====== DATA SUPPLIED

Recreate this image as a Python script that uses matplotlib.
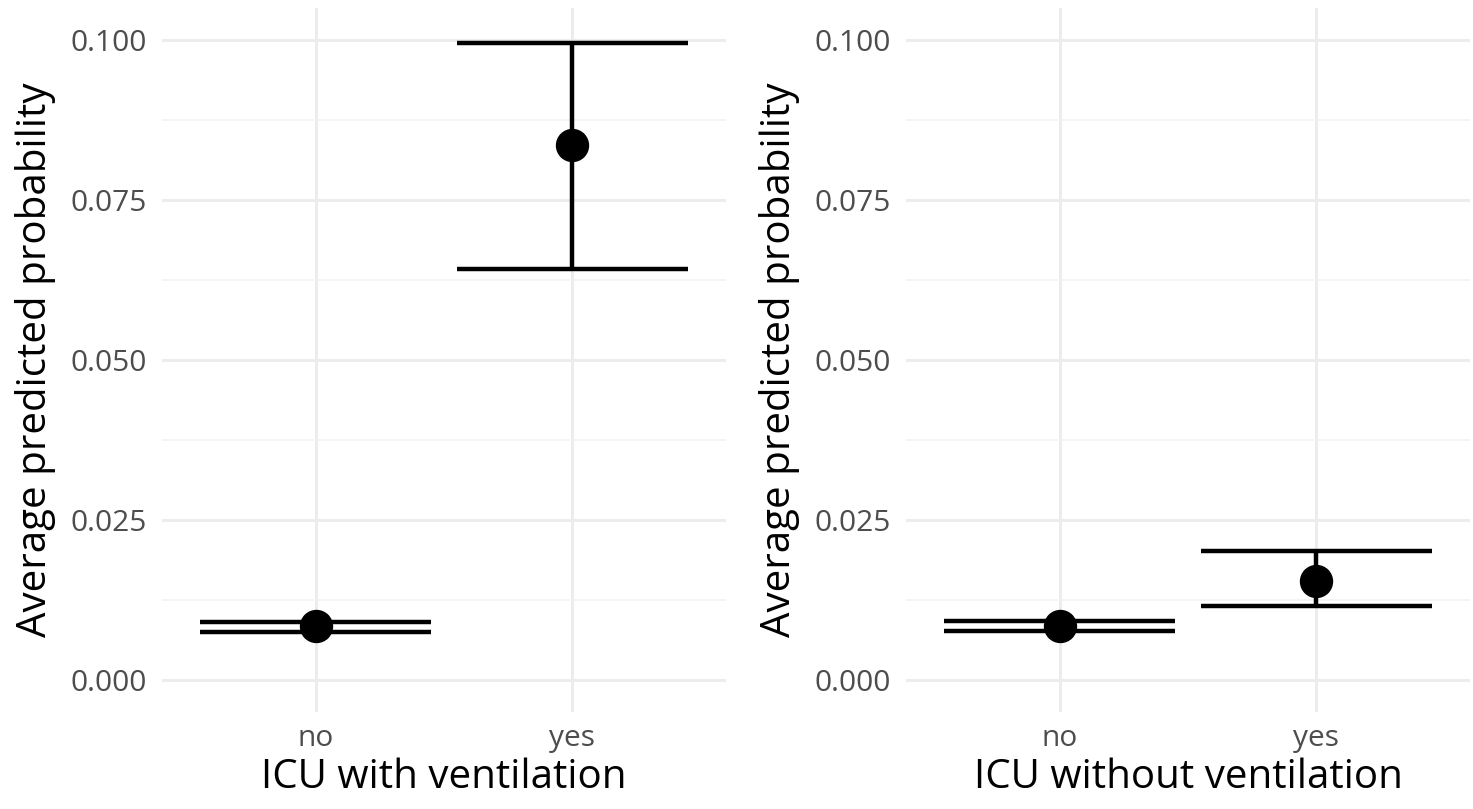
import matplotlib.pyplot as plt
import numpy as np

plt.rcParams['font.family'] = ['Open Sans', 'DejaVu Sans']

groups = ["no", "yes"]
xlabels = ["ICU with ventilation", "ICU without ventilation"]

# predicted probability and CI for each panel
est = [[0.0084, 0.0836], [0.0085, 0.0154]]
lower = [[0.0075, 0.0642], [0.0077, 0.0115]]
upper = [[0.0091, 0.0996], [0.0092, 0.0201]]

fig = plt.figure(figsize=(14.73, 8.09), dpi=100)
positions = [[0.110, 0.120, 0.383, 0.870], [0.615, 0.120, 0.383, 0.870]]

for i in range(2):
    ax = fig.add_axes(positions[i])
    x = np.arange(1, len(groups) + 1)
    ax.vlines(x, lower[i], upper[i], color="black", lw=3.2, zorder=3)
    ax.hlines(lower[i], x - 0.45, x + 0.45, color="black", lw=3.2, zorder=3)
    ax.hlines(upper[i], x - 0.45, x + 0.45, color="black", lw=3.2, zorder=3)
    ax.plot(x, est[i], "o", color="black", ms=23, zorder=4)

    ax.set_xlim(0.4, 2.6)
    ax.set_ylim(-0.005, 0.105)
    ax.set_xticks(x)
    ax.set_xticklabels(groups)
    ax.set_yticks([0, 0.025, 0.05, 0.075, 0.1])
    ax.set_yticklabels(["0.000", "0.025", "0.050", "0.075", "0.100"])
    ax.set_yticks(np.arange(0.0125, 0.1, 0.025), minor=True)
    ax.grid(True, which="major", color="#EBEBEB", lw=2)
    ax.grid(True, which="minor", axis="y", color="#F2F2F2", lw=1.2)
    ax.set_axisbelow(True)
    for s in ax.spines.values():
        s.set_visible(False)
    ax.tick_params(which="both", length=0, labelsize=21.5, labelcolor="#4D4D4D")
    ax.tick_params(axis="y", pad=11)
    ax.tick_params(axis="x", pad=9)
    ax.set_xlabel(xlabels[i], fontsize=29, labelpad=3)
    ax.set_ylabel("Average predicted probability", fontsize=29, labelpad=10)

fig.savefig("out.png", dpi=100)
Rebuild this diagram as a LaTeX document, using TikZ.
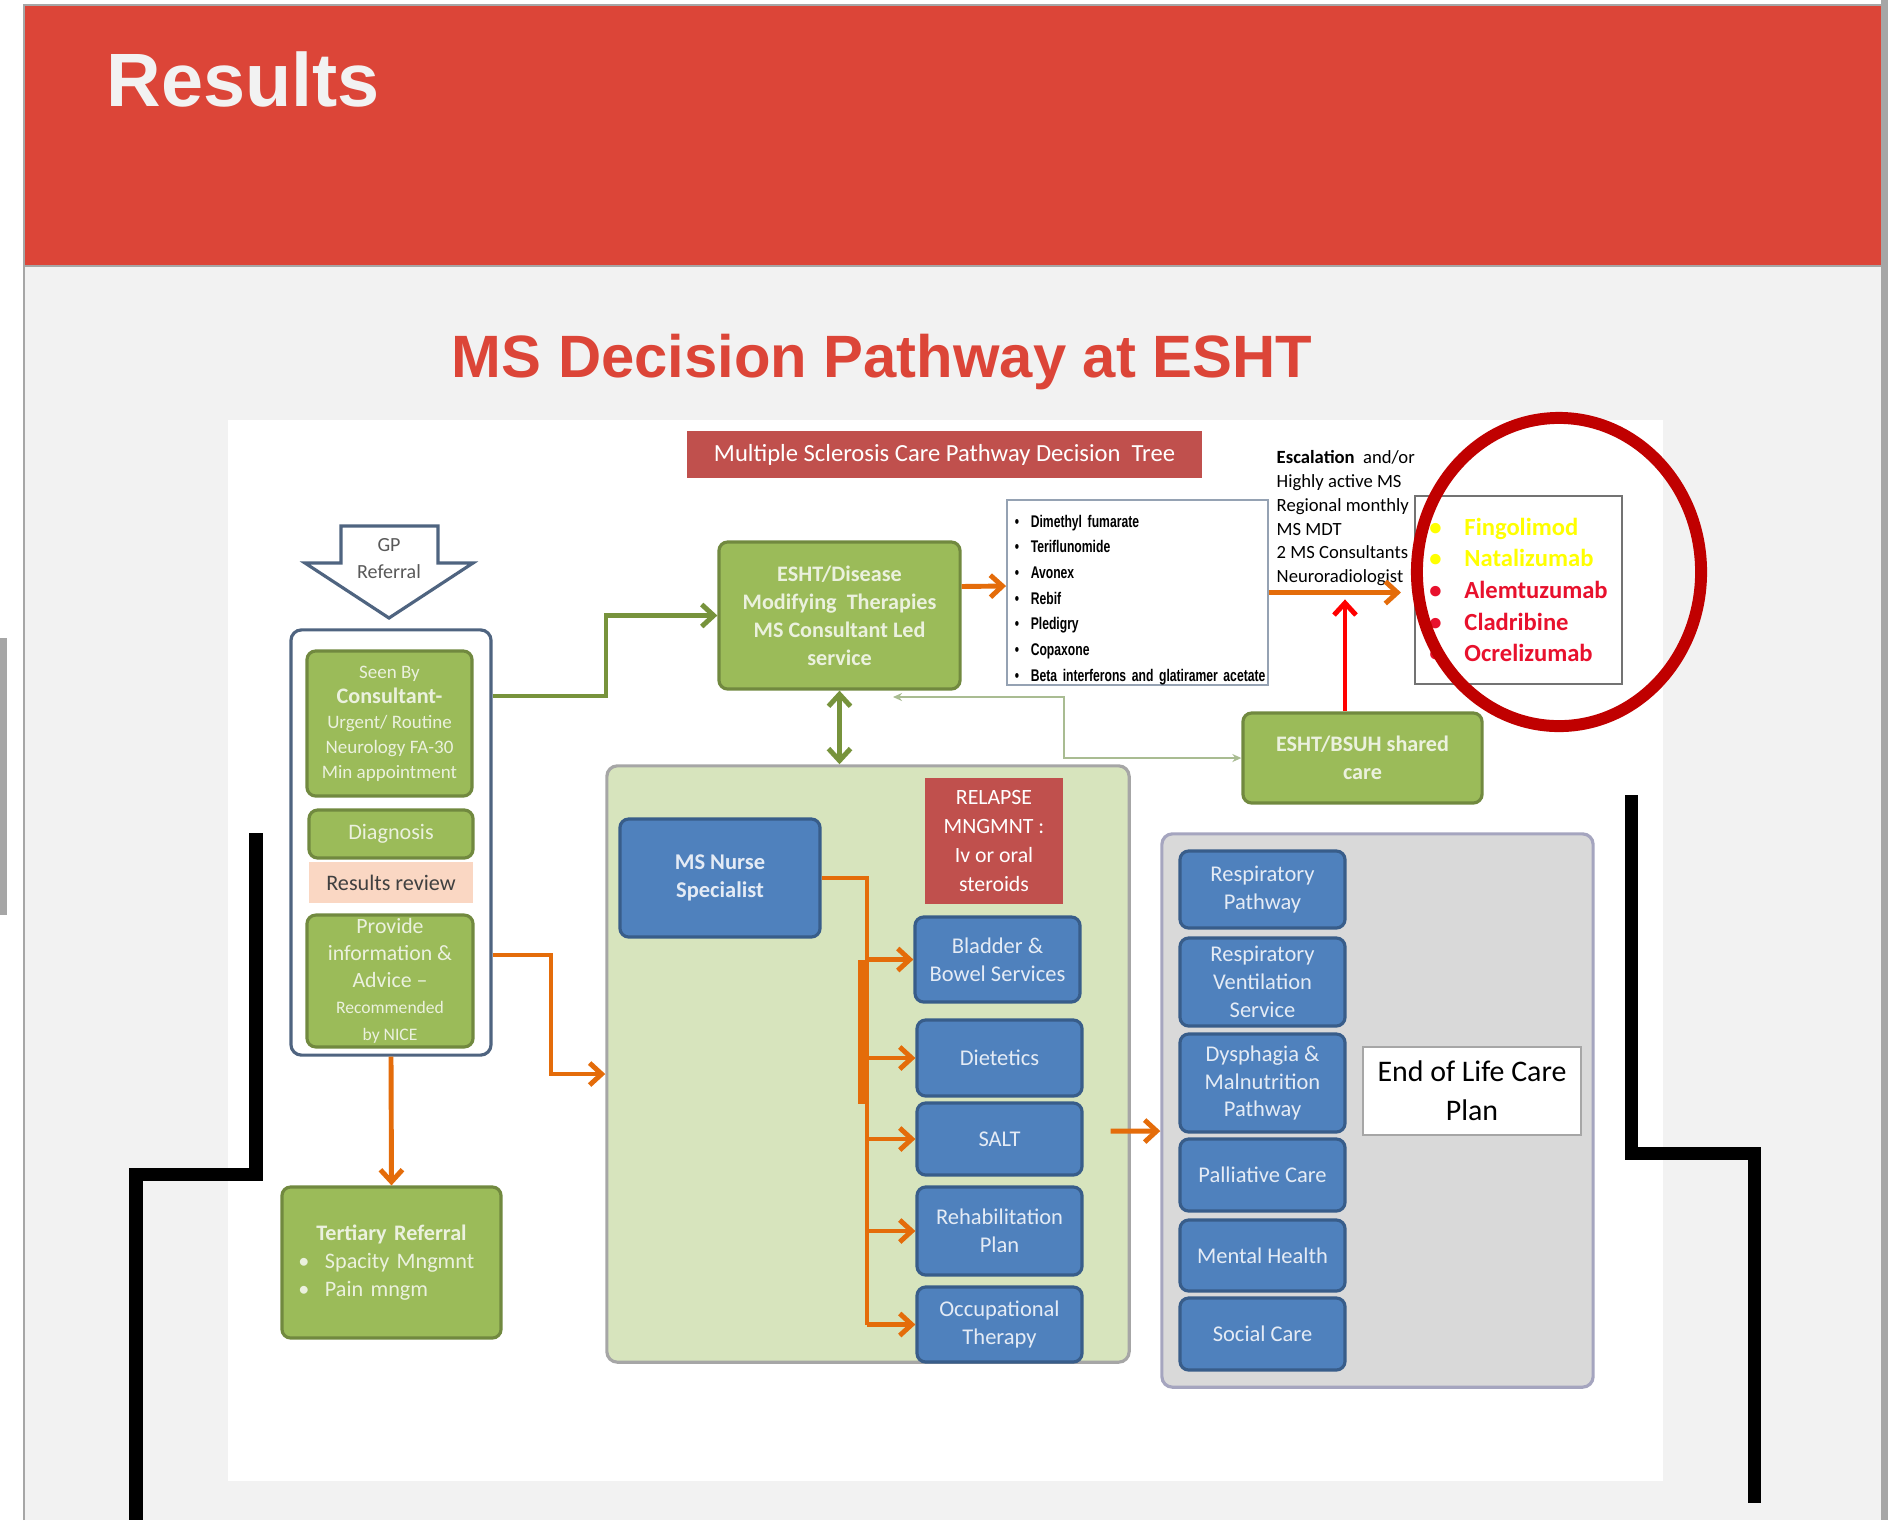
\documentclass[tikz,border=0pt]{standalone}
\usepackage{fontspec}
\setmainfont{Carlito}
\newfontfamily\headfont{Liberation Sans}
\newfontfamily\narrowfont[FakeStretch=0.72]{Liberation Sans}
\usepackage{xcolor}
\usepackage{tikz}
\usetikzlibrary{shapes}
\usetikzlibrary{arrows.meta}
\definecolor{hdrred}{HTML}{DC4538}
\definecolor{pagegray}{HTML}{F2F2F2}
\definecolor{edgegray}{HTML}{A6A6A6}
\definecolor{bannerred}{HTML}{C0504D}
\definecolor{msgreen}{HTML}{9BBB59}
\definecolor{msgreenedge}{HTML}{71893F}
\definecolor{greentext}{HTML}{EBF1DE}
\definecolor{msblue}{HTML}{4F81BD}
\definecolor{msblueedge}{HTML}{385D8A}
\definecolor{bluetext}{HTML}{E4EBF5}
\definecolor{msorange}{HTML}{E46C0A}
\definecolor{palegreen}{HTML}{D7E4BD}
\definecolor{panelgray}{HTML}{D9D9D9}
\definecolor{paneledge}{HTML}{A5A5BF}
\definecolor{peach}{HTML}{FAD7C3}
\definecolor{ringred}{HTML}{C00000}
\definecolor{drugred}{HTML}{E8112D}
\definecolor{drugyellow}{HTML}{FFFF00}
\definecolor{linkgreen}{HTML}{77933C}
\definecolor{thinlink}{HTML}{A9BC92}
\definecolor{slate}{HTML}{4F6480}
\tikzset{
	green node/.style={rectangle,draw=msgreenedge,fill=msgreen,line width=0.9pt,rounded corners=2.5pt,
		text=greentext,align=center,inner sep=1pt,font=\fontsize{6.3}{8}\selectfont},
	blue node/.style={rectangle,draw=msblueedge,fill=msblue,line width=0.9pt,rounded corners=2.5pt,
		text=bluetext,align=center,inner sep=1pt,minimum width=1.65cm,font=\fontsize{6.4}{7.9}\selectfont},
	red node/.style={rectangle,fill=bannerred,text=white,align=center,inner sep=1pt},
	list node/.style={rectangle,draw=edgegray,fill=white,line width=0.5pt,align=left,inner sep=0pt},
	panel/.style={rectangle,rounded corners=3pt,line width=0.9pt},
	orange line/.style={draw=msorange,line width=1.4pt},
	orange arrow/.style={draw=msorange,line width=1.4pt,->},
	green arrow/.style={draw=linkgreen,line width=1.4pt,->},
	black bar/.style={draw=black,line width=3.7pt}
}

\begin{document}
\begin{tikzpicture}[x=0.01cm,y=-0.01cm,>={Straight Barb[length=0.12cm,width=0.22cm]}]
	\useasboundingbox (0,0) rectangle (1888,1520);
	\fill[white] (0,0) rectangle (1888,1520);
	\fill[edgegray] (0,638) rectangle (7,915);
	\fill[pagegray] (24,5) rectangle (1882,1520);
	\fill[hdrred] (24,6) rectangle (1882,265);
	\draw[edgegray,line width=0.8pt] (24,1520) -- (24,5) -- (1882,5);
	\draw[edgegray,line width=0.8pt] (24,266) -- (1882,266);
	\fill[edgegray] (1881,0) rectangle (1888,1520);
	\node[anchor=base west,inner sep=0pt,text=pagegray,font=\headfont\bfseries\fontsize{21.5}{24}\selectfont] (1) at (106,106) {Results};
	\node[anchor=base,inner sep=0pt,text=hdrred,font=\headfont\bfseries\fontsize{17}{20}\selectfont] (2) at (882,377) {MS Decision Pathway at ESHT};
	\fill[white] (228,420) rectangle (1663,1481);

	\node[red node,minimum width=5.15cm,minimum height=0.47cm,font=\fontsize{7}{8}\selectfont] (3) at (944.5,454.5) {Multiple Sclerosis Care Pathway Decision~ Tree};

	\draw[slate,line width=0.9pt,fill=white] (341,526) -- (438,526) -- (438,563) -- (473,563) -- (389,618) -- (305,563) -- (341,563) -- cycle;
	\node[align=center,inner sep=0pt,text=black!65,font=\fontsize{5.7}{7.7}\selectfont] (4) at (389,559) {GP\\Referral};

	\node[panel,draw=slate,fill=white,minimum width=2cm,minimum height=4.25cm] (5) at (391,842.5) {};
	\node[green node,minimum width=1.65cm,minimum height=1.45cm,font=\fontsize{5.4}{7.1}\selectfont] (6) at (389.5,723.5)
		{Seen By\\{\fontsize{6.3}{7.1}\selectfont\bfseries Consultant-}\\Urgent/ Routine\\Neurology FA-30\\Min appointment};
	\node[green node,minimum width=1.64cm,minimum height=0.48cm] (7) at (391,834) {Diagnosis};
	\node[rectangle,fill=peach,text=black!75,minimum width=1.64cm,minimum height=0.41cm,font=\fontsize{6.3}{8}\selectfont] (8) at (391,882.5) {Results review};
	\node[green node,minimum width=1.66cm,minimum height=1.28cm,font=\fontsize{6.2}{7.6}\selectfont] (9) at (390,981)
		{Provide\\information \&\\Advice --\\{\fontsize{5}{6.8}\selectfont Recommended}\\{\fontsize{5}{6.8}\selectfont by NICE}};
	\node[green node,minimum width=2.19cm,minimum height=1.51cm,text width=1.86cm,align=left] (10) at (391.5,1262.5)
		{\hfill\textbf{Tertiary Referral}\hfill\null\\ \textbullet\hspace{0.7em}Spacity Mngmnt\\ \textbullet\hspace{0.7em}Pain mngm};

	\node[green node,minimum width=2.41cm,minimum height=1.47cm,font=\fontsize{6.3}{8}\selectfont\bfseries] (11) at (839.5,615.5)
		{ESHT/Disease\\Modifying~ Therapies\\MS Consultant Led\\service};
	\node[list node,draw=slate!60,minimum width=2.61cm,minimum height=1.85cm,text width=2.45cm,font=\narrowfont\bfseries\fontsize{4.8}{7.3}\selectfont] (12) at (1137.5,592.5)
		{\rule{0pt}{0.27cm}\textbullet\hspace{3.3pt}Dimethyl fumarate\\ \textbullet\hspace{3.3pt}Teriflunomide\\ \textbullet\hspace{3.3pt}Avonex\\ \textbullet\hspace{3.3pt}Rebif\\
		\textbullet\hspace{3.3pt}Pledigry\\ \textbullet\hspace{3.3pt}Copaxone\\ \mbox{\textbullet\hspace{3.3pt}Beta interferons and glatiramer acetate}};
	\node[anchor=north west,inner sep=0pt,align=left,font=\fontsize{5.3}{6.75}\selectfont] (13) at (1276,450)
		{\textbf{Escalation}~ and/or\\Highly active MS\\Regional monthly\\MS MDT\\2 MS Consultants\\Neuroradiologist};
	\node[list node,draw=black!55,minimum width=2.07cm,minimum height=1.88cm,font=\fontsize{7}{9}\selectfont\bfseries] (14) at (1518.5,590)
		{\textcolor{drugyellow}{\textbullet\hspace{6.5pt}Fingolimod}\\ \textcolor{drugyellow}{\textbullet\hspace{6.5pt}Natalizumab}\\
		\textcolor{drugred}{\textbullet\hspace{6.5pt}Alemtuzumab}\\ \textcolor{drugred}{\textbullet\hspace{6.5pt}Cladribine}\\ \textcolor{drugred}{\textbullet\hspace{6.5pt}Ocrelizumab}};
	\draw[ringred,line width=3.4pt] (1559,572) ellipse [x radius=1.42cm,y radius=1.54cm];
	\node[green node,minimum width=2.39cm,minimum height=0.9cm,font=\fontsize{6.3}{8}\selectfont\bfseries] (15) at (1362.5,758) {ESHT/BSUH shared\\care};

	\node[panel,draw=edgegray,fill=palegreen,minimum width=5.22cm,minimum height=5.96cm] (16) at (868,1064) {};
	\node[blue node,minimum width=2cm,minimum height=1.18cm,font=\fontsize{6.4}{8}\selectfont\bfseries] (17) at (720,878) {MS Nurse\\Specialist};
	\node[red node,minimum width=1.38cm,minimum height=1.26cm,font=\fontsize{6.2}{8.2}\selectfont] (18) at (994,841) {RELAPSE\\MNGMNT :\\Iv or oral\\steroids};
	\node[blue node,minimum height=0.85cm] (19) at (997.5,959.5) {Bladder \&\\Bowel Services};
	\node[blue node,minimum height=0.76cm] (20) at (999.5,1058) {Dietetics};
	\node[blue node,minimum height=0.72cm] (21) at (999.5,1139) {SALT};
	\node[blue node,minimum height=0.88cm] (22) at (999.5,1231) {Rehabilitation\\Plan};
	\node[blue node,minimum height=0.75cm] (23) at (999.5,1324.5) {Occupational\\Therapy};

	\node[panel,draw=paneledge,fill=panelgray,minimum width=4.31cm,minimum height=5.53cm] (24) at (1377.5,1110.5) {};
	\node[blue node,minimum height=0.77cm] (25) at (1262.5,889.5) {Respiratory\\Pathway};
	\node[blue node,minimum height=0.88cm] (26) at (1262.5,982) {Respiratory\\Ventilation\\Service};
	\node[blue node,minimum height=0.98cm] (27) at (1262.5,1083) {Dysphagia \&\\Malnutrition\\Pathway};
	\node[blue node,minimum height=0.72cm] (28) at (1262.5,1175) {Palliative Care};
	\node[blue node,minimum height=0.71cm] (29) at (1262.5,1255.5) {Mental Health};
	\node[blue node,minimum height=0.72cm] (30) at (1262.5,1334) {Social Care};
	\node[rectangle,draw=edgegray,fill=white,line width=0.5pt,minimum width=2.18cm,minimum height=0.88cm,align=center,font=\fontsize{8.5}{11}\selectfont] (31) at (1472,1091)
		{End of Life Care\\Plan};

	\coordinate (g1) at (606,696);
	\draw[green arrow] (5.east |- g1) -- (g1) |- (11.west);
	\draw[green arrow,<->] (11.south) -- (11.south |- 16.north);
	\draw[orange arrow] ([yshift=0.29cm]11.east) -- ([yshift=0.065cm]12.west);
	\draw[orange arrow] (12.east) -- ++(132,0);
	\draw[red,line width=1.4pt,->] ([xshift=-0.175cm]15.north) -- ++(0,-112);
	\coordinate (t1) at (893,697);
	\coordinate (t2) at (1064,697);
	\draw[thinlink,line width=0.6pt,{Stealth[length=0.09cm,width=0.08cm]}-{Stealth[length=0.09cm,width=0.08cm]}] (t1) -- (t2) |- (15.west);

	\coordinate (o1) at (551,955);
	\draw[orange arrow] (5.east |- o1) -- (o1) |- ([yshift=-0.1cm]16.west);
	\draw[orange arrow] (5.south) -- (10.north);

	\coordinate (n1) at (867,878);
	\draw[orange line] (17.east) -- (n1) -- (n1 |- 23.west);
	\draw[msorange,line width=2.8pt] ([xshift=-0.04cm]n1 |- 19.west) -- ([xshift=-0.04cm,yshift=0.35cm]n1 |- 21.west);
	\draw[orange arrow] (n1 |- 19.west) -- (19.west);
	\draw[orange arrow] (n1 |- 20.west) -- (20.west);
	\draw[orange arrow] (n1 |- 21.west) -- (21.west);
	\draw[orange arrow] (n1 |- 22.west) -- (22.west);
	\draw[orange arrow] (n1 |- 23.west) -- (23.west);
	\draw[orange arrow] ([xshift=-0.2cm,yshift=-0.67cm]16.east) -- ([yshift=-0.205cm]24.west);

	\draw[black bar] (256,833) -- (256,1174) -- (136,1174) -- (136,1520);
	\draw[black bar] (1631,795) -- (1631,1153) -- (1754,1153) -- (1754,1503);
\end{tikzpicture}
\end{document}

============

EXERCISE DETAILS: Copy nothing but the lines from the first one in the listing through the line with "0.120, 0.383, 0.870]]", and omit the pictures.

ANSWER TO THIS TASK:
Recreate this image as a Python script that uses matplotlib.
import matplotlib.pyplot as plt
import numpy as np

plt.rcParams['font.family'] = ['Open Sans', 'DejaVu Sans']

groups = ["no", "yes"]
xlabels = ["ICU with ventilation", "ICU without ventilation"]

# predicted probability and CI for each panel
est = [[0.0084, 0.0836], [0.0085, 0.0154]]
lower = [[0.0075, 0.0642], [0.0077, 0.0115]]
upper = [[0.0091, 0.0996], [0.0092, 0.0201]]

fig = plt.figure(figsize=(14.73, 8.09), dpi=100)
positions = [[0.110, 0.120, 0.383, 0.870], [0.615, 0.120, 0.383, 0.870]]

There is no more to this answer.